“Are you...?” Hannah gestured vaguely in the direction of Louis’s new place.
“Am I your neighbor? Yeah.” He crossed his arms, watching her reaction, realizing he was echoing her body language. The familiar old standoff. Defensive mechanisms engaged.
Louis sighed. He’d stupidly thought this would be so much easier, due to the passing of time. Just walk in, smile, show her he wasn’t actually that bad of a human being, and convince her to be friends.
Then at some point she’d realize he was actually kind of handsome and nice to have around, and within a few years—or months—they’d be married.
In reality, he seemed to still be firmly inked in on her enemies list.
“Well then, welcome to the neighborhood,” she said with that Texas drawl that tickled his insides. It left him feeling warm even when she was miffed at him.
She gave what might have passed as a friendly smile among T. rexes, and turned to deal with her dangling lights.
Her dog, who had been creeping closer and closer, was finally leaning against Louis’s shin, and he bent to give him a vigorous ear rub. The animal grinned up at him, pink tongue lolling to the side, but then its ears perked up and it zipped off around the corner of the house.
Louis figured he should probably go. Hannah’s welcome was about as awesome-feeling as the moment she’d pulled his name out of Mr. Chen’s hat in biology class and locked herself in as his secret Santa. He’d known she had his name the moment she’d sagged in her seat, eyes closing.

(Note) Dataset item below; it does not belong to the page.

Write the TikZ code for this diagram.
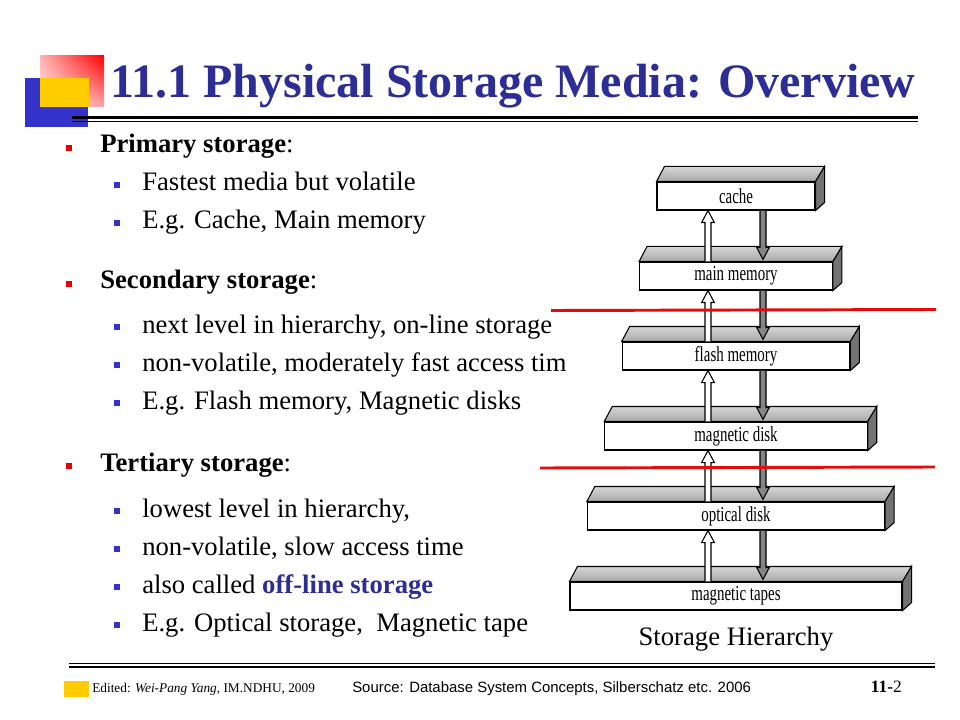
\documentclass[tikz,border=0pt]{standalone}
\usepackage{fontspec}
\setmainfont{Liberation Serif}
\newfontfamily\arialf{Liberation Sans}
\usetikzlibrary{calc,shadings}
\definecolor{titleblue}{RGB}{45,45,150}
\definecolor{bulred}{RGB}{230,0,0}
\definecolor{bulblue}{RGB}{51,51,204}
\definecolor{logoyellow}{RGB}{255,204,0}
\definecolor{logoblue}{RGB}{51,51,204}
\definecolor{linered}{RGB}{230,10,10}
\begin{document}
\begin{tikzpicture}[x=0.75pt,y=-0.75pt,
  bodytext/.style={anchor=base west, inner sep=0pt, font=\fontsize{20}{24}\selectfont},
  bulA/.style={fill=bulred, inner sep=0pt, minimum size=5.2pt},
  bulB/.style={fill=bulblue, inner sep=0pt, minimum size=5.2pt},
  frontbox/.style={draw, fill=white, line width=0.8pt, inner sep=0pt, minimum height=21pt,
     font=\fontsize{16}{18}\selectfont},
  topface/.style={draw, line width=0.8pt, top color=black!16, bottom color=black!34},
  sideface/.style={draw, line width=0.8pt, fill=black!55},
  uparrow/.style={draw, fill=white, line width=0.8pt},
  downarrow/.style={draw, fill=black!48, line width=0.8pt},
  redline/.style={draw=linered, line width=2.2pt}
]
\useasboundingbox[fill=white] (0,0) rectangle (960,720);

% logo
\shade[upper left=red!30!white, upper right=red, lower left=red!6!white, lower right=red!35!white] (40,56) rectangle (104,107);
\fill[logoblue] (25,78) rectangle (88,127);
\fill[logoyellow] (40,78) rectangle (89,107);

% title
\node[anchor=base west, inner sep=0pt, text=titleblue, font=\fontsize{36}{40}\selectfont\bfseries] (title) at (110,98) {11.1 Physical Storage Media: Overview};
\draw[line width=2.1pt] (72,117.8) -- (918,117.8);
\draw[line width=0.9pt] (72,121.6) -- (918,121.6);

% bullets level 1
\node[bulA] (r1) at (69,148) {};
\node[bodytext] (t1) at (100,153) {\textbf{Primary storage}:};
\node[bulB] (b11) at (117,185) {};
\node[bodytext] (t11) at (142,191) {Fastest media but volatile};
\node[bulB] (b12) at (117,223) {};
\node[bodytext] (t12) at (142,229) {E.g. Cache, Main memory};

\node[bulA] (r2) at (69,284) {};
\node[bodytext] (t2) at (100,289) {\textbf{Secondary storage}:};
\node[bulB] (b21) at (117,327) {};
\node[bodytext] (t21) at (142,333) {next level in hierarchy, on-line storage};
\node[bulB] (b22) at (117,365) {};
\node[bodytext] (t22) at (142,371) {non-volatile, moderately fast access tim};
\node[bulB] (b23) at (117,403) {};
\node[bodytext] (t23) at (142,409) {E.g. Flash memory, Magnetic disks};

\node[bulA] (r3) at (69,466) {};
\node[bodytext] (t3) at (100,471) {\textbf{Tertiary storage}:};
\node[bulB] (b31) at (117,511) {};
\node[bodytext] (t31) at (142,517) {lowest level in hierarchy,};
\node[bulB] (b32) at (117,549) {};
\node[bodytext] (t32) at (142,555) {non-volatile, slow access time};
\node[bulB] (b33) at (117,587) {};
\node[bodytext] (t33) at (142,593) {also called \textcolor{titleblue}{\textbf{off-line storage}}};
\node[bulB] (b34) at (117,625) {};
\node[bodytext] (t34) at (142,631) {E.g. Optical storage,\ \ Magnetic tape};

% storage hierarchy boxes
\foreach \i/\lab in {1/cache,2/main memory,3/flash memory,4/magnetic disk,5/optical disk,6/magnetic tapes}{
  \pgfmathsetmacro\wpt{(158+34.8*(\i-1))*0.75}
  \pgfmathsetmacro\cy{196+80*(\i-1)}
  \node[frontbox, minimum width=\wpt pt] (box\i) at (736,\cy) {\scalebox{0.7}[1]{\lab}};
  \path[topface] (box\i.north west) -- ([xshift=6pt,yshift=11.25pt]box\i.north west)
     -- ([xshift=6.75pt,yshift=11.25pt]box\i.north east) -- (box\i.north east) -- cycle;
  \path[sideface] (box\i.north east) -- ([xshift=6.75pt,yshift=11.25pt]box\i.north east)
     -- ([xshift=6.75pt,yshift=6pt]box\i.south east) -- (box\i.south east) -- cycle;
}
% arrows
\foreach \i/\j in {1/2,2/3,3/4,4/5,5/6}{
  \path[uparrow] let \p1=(box\j.north), \p2=(box\i.south) in
    (\x1-23.25pt,\y1) -- (\x1-23.25pt,\y2-9pt) -- (\x1-25.75pt,\y2-9pt) -- (\x1-21pt,\y2)
    -- (\x1-16.25pt,\y2-9pt) -- (\x1-18.75pt,\y2-9pt) -- (\x1-18.75pt,\y1);
  \path[downarrow] let \p1=(box\j.north), \p2=(box\i.south) in
    (\x1+18pt,\y2) -- (\x1+18pt,\y1+10.5pt) -- (\x1+15.5pt,\y1+10.5pt) -- (\x1+20.25pt,\y1+1.5pt)
    -- (\x1+25pt,\y1+10.5pt) -- (\x1+22.5pt,\y1+10.5pt) -- (\x1+22.5pt,\y2);
}
% red separators
\path[redline] (551,310.5) -- (936,309.5);
\path[redline] (540,468) -- (935,467);

\node[anchor=base, inner sep=0pt, font=\fontsize{20}{24}\selectfont] (cap) at (736,645) {Storage Hierarchy};

% footer
\draw[line width=0.75pt] (69,663.5) -- (935,663.5);
\draw[line width=1.5pt] (69,666.5) -- (935,666.5);
\fill[logoyellow] (64,681) rectangle (89,697);
\node[anchor=base west, inner sep=0pt, font=\fontsize{10}{12}\selectfont] (ed) at (92,692) {Edited: \textit{Wei-Pang Yang}, IM.NDHU, 2009};
\node[anchor=base west, inner sep=0pt, font=\arialf\fontsize{11.2}{14}\selectfont] (src) at (352,692) {Source: Database System Concepts, Silberschatz etc. 2006};
\node[anchor=base east, inner sep=0pt, font=\fontsize{13}{15}\selectfont] (pg) at (902,692) {\textbf{11-}2};
\end{tikzpicture}
\end{document}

She’d got him something good, though. Thoughtful. A pocket knife even nicer than the cheap T-shirt she’d bought for Calvin, her boyfriend. Louis had never been able to acknowledge the gift, though. She hadn’t fessed up to it, and he’d pretended he thought it was from one of his admirers.
Not wanting to head back to his house and cement in this awkward moment as the basis for their future relationship, as Hannah climbed the ladder, Louis fed her the string of lights so she could attach them to the eaves.
“How long have you been back in town?” he asked, wincing at her handiwork. The strand hung unevenly, and she hadn’t put the ladder in the right spot. She was having to reach farther out than was safe. He untangled a few knots while she worked above, doing his best to brace the wobbling ladder at the same time.
“A year,” she muttered.
“How’s Sweetheart Creek? Has it changed much? I noticed there’s an armadillo on the welcome sign now.”
“Yeah,” she said, after a moment of silence. “That’s Bill. Best to avoid him.”
Kind of like his hockey team’s PR squad, headed by Nuvella. Best to avoid her when possible.
“Other than that,” Hannah was saying, “it’s the same. Changed, but the same.”
“Kind of sums up life, right?” Louis said, squinting up at her.
He’d lived in the small town only a few years, but it had felt more like home than where he’d grown up in Colorado. He’d left hockey behind when he’d moved here as a teen, but the game had now brought him back, like the completion of a circle.
He’d been bitter moving away from the life he’d known, away from hockey, but attention from the local girls had been a salve to his teen ego. Moving to town as an athletic sixteen-year-old had been like walking into a tiger’s den, as fresh meat.
Louis had thought he would play the field, but then he’d met Hannah. Smart, quiet, kind. With big dreams for medical school. The longer she’d dated Calvin, the more that dream had seemed to fade, until all she talked about was marriage.
Louis hated that he’d called her complaisant. That he’d made it crystal clear to her that he believed she did things to please others and not herself. He’d hated it even more that she’d known the difference between complacent and complaisant, and that she’d known exactly what he’d been calling her in that moment. The word had hit her like an insult, taking her down a peg.
It still made him itch with discomfort.
But Calvin? Come on. She could have done so much better.
* * *
One thing that hadn’t changed about Louis was his looks. He was still handsome. More mature and manly, of course, but still good-looking enough to set her heart aflutter. She’d felt it the first time she’d met him, despite having just started dating Calvin. Because, really? Whose wouldn’t flutter? Louis was tall, hunky and smart. He had some Blackfoot or Ojibwe roots that had gifted him with glorious black hair and a strong nose that most men would be proud to have grace their silhouette.
The girls in her class had gone nuts over him. He’d been new and different, with adventures from the outside world. Louis would mysteriously vanish at lunchtime, never saying where he’d gone, just giving this slightly haunted half smile when anyone asked. He was instantly cool.
Initially, Hannah had thought he was a nice guy, but the moment he’d seen Calvin slide his arm possessively around her shoulders, he’d turned opinionated. He hadn’t seen that she was secure about her life and dreams, but had accused her of doing everything to please others.
What would a guy like him know, anyway? He thrived on chaos and on frustrating people, which was so completelynotwhat she was about. Anger burned through Hannah, igniting old memories and wounds.
With Louis feeding her the lights it had taken mere moments to attach the next length to the eaves. Having reached out as far as she could, she had to scamper down to shift the ladder.